27 May—3 July 1993

Eric Glavin

Main Gallery:


An exhibition of paintings by Toronto artist Eric Glavin opens on May 27 at 8pm and continues through July 3, 1993.

Eric Glavin works with a palette of shapes and colours culled from the advertising and signage which constitute the visual language of the everyday. The scale of his paintings make them signs-of-sorts--reminiscent of those which adorn storefronts everywhere. The considerable thickness of his stretcher frames creates a subtle physicality, further implying the structure of commercial signage. Unlike most signage, however, the paintings contain no textual elements, relying instead upon the vague familiarity of the formal elements themselves.

Yellow Pages, Maxi Pads, Haagen Daaz, high school year books, newspaper boxes, pornography shops, tractor trailer and tour bus graphics--Glavin has drawn upon the broadest possible range of references from the increasingly populous urban landscape. The paintings incite and rely on the audience's familiarity to this wide variety of incongruous combinations. The work reproduces the vernacular of street level signs in the slick manner of high-end commercial advertising.

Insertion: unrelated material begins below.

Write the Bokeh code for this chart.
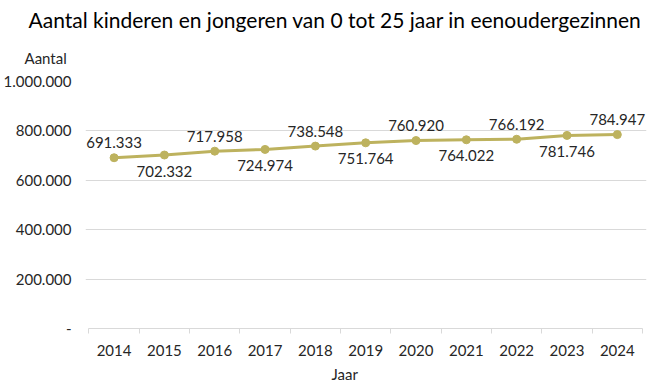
from bokeh.plotting import figure
from bokeh.models import Range1d, FixedTicker, LabelSet, ColumnDataSource, Title
from bokeh.embed import file_html
from bokeh.resources import INLINE
from bokeh.core.properties import value

years = [2014, 2015, 2016, 2017, 2018, 2019, 2020, 2021, 2022, 2023, 2024]
counts = [691333, 702332, 717958, 724974, 738548, 751764, 760920, 764022, 766192, 781746, 784947]
count_labels = ["691.333", "702.332", "717.958", "724.974", "738.548", "751.764",
                "760.920", "764.022", "766.192", "781.746", "784.947"]
y_ticks = [0, 200000, 400000, 600000, 800000, 1000000]
y_tick_labels = ["-", "200.000", "400.000", "600.000", "800.000", "1.000.000"]
title_text = "Aantal kinderen en jongeren van 0 tot 25 jaar in eenoudergezinnen"
y_title = "Aantal"
x_title = "Jaar"

FONT = "Lato"
COLOR = "#BDB25E"
TXT = "#262626"

x_lo, x_hi = years[0] - 0.5, years[-1] + 0.5
p = figure(width=648, height=386, output_backend="svg", toolbar_location=None, title=None,
           x_range=Range1d(x_lo - 0.068, x_hi + 0.08),
           y_range=Range1d(0, 1000000),
           min_border_left=82, min_border_right=2, min_border_top=81, min_border_bottom=57)
p.outline_line_color = None
p.background_fill_color = "white"
p.border_fill_color = "white"

# titles stacked above the frame: nearest first
p.add_layout(Title(text=y_title, align="left", offset=-61, standoff=30,
                   text_font=FONT, text_font_size="15px", text_font_style="normal",
                   text_color=TXT), "above")
p.add_layout(Title(text=title_text, align="left", offset=-57, standoff=0,
                   text_font=FONT, text_font_size="21px", text_font_style="normal",
                   text_color="#000000"), "above")

# x axis
p.xaxis.bounds = (x_lo, x_hi)
p.xaxis.ticker = FixedTicker(ticks=years, minor_ticks=[y - 0.5 for y in years] + [x_hi])
p.xaxis.major_tick_line_color = None
p.xaxis.major_tick_out = 0
p.xaxis.major_tick_in = 0
p.xaxis.minor_tick_line_color = "#D9D9D9"
p.xaxis.minor_tick_out = 5
p.xaxis.minor_tick_in = 0
p.xaxis.axis_line_color = "#D9D9D9"
p.xaxis.major_label_text_font = FONT
p.xaxis.major_label_text_font_size = "15px"
p.xaxis.major_label_text_color = TXT
p.xaxis.major_label_standoff = 11
p.xgrid.grid_line_color = None

p.add_layout(Title(text=x_title, align="left", offset=246, standoff=8,
                   text_font=FONT, text_font_size="15px", text_font_style="normal",
                   text_color=TXT), "below")

# y axis
p.yaxis.ticker = FixedTicker(ticks=y_ticks)
p.yaxis.major_label_overrides = {t: l for t, l in zip(y_ticks, y_tick_labels)}
p.yaxis.axis_line_color = None
p.yaxis.major_tick_line_color = None
p.yaxis.major_tick_out = 0
p.yaxis.major_tick_in = 0
p.yaxis.minor_tick_line_color = None
p.yaxis.major_label_text_font = FONT
p.yaxis.major_label_text_font_size = "15px"
p.yaxis.major_label_text_color = TXT
p.yaxis.major_label_standoff = 14
p.ygrid.grid_line_color = "#D9D9D9"
p.ygrid.grid_line_width = 1

p.line(years, counts, line_color=COLOR, line_width=3)
p.scatter(years, counts, size=8, fill_color=COLOR, line_color=COLOR)

offsets = [15 if i % 2 == 0 else -16 for i in range(len(years))]
src = ColumnDataSource(dict(x=years, y=counts, t=count_labels, dy=offsets))
p.add_layout(LabelSet(x="x", y="y", text="t", y_offset="dy", source=src,
                      text_font=value(FONT), text_font_size="15px", text_color=TXT,
                      text_align="center", text_baseline="middle"))

open("out.html", "w").write(file_html(p, INLINE))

Rubber moulding, aluminum air grills, laminate siding, and the blue-grey low pile carpeting of a million office complexes all come together as one vaguely utilitarian platform in one of Glavin's sculptural works. His sculptures mimic furnishings in malls and lobbies and question the purposeful functionality of such objects. These works--like the green, mock-leather furniture-thing--allow Glavin to address the blandness of functional materials and design.

Glavin formally alters and reassembles appropriated shapes, and by skewing their recognition, creates abstracted representations of the familiar in a manner not too familiar. These paintings and sculptures nudge us with recognition, but are sufficiently subtle to remind us how easily and rapidly we become acclimatised to an expanding barrage of visual surplus.

Brochure Text:

During the 1985/86 season, the National Hockey League introduced advertising to the inner boards of hockey rinks. At the time, it stood out as a vulgar introduction of commerciality into a fast and graceful environment. Ten years later, these same eyesores are barely noticeable. We become accustomed to things we cannot change adapting to what was once an intrusion.

Eric Glavin's paintings and sculptures consider similar perceptual processes. He works with a palette of shapes and colours culled from the advertising and signage which constitute the visual language of the everyday. The scale of his paintings make them signs-of-sorts reminiscent of those which adorn storefronts everywhere. The considerable thickness of his stretcher frames creates a subtle physicality, further implying the structure of commercial signage. Unlike most signage, however, the paintings contain no textual elements, relying instead upon the vague familiarity of the formal elements themselves.

Yellow Pages, Maxi Pads, Haagen Daaz, high school year books, newspaper boxes, pornography shops, tractor trailer and tour bus graphics--Glavin has drawn upon the broadest possible range of references from the increasingly populous urban landscape. The paintings incite and rely on the audience's familiarity to this wide variety of incongruous combinations. The work reproduces the vernacular of street level signs in the slick manner of high-end commercial advertising. They recall strategies of collage--from Modernism to cyber-graphics --by putting into tension the disparate sensibilities of found popular imagery and sophisticated design.

Rubber moulding, aluminium air grills, laminate siding, and the blue-grey low pile carpeting of a million office complexes all come together as one vaguely-utilitarian platform in one of Glavin's sculptural works. His sculptures mimic furnishings in malls and lobbies and question the purposeful functionality of such objects. These works --like the green, mock-leather furniture thing allow Glavin to address the blandness of functional materials and design.

Glavin formally alters and reassembles appropriated shapes, and by skewing their recognition, creates abstracted representations of the familiar in a manner not too familiar. These paintings and sculptures nudge us with recognition, but are sufficiently subtle to remind us how easily and rapidly we become acclimatised to an expanding barrage of visual surplus.